Begin

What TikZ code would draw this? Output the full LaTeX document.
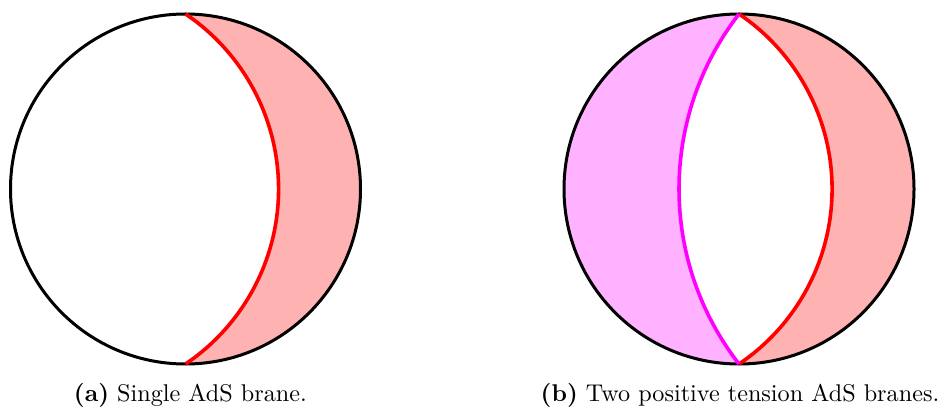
\documentclass[tikz,border=0pt]{standalone}
\definecolor{branemag}{RGB}{255,0,255}
\definecolor{branered}{RGB}{255,0,0}
\begin{document}
\begin{tikzpicture}[x=1pt,y=1pt,
  rim/.style={line width=3pt,black},
  brane/.style={line width=3.6pt},
  captext/.style={anchor=base,inner sep=0pt,font=\fontsize{10}{12}\selectfont,scale=2.42,transform shape}]
\useasboundingbox (0,0) rectangle (941,407);
% (a)
\coordinate (Ta) at (185.5,393);
\coordinate (Ba) at (185.5,43);
\fill[branered!30] (Ta) arc[start angle=90,end angle=-90,radius=175] arc[start angle=-56.01,end angle=56.01,radius=211.07] -- cycle;
\draw[rim] (185.5,218) circle[radius=175];
\draw[brane,branered] (Ba) arc[start angle=-56.01,end angle=56.01,radius=211.07];
% (b)
\coordinate (Tb) at (739,393);
\coordinate (Bb) at (739,43);
\fill[branered!30] (Tb) arc[start angle=90,end angle=-90,radius=175] arc[start angle=-56.01,end angle=56.01,radius=211.07] -- cycle;
\fill[branemag!30] (Tb) arc[start angle=90,end angle=270,radius=175] arc[start angle=217.85,end angle=142.15,radius=285.2] -- cycle;
\draw[rim] (739,218) circle[radius=175];
\draw[brane,branered] (Bb) arc[start angle=-56.01,end angle=56.01,radius=211.07];
\draw[brane,branemag] (Tb) arc[start angle=142.15,end angle=217.85,radius=285.2];
% captions
\node[captext] (ca) at (190.4,6) {\textbf{(a)} Single AdS brane.};
\node[captext] (cb) at (740,6) {\textbf{(b)} Two positive tension AdS branes.};
\end{tikzpicture}
\end{document}
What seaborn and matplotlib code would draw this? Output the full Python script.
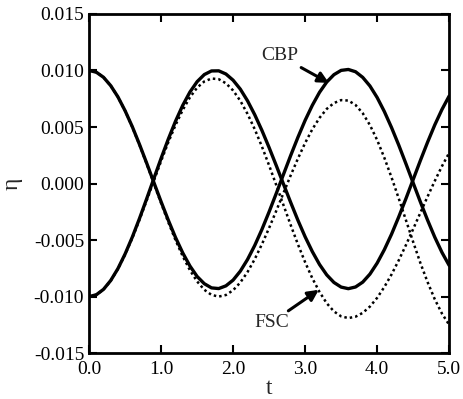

End

» Objective
Pictures are not part of the copy; output everything else in the records exactly.

» Solution to the problem
What TikZ code would draw this? Output the full LaTeX document.
\documentclass[tikz,border=0pt]{standalone}
\definecolor{branemag}{RGB}{255,0,255}
\definecolor{branered}{RGB}{255,0,0}
\begin{document}
\begin{tikzpicture}[x=1pt,y=1pt,
  rim/.style={line width=3pt,black},
  brane/.style={line width=3.6pt},
  captext/.style={anchor=base,inner sep=0pt,font=\fontsize{10}{12}\selectfont,scale=2.42,transform shape}]
\useasboundingbox (0,0) rectangle (941,407);
% (a)
\coordinate (Ta) at (185.5,393);
\coordinate (Ba) at (185.5,43);
\fill[branered!30] (Ta) arc[start angle=90,end angle=-90,radius=175] arc[start angle=-56.01,end angle=56.01,radius=211.07] -- cycle;
\draw[rim] (185.5,218) circle[radius=175];
\draw[brane,branered] (Ba) arc[start angle=-56.01,end angle=56.01,radius=211.07];
% (b)
\coordinate (Tb) at (739,393);
\coordinate (Bb) at (739,43);
\fill[branered!30] (Tb) arc[start angle=90,end angle=-90,radius=175] arc[start angle=-56.01,end angle=56.01,radius=211.07] -- cycle;
\fill[branemag!30] (Tb) arc[start angle=90,end angle=270,radius=175] arc[start angle=217.85,end angle=142.15,radius=285.2] -- cycle;
\draw[rim] (739,218) circle[radius=175];
\draw[brane,branered] (Bb) arc[start angle=-56.01,end angle=56.01,radius=211.07];
\draw[brane,branemag] (Tb) arc[start angle=142.15,end angle=217.85,radius=285.2];
% captions
\node[captext] (ca) at (190.4,6) {\textbf{(a)} Single AdS brane.};
\node[captext] (cb) at (740,6) {\textbf{(b)} Two positive tension AdS branes.};
\end{tikzpicture}
\end{document}
What seaborn and matplotlib code would draw this? Output the full Python script.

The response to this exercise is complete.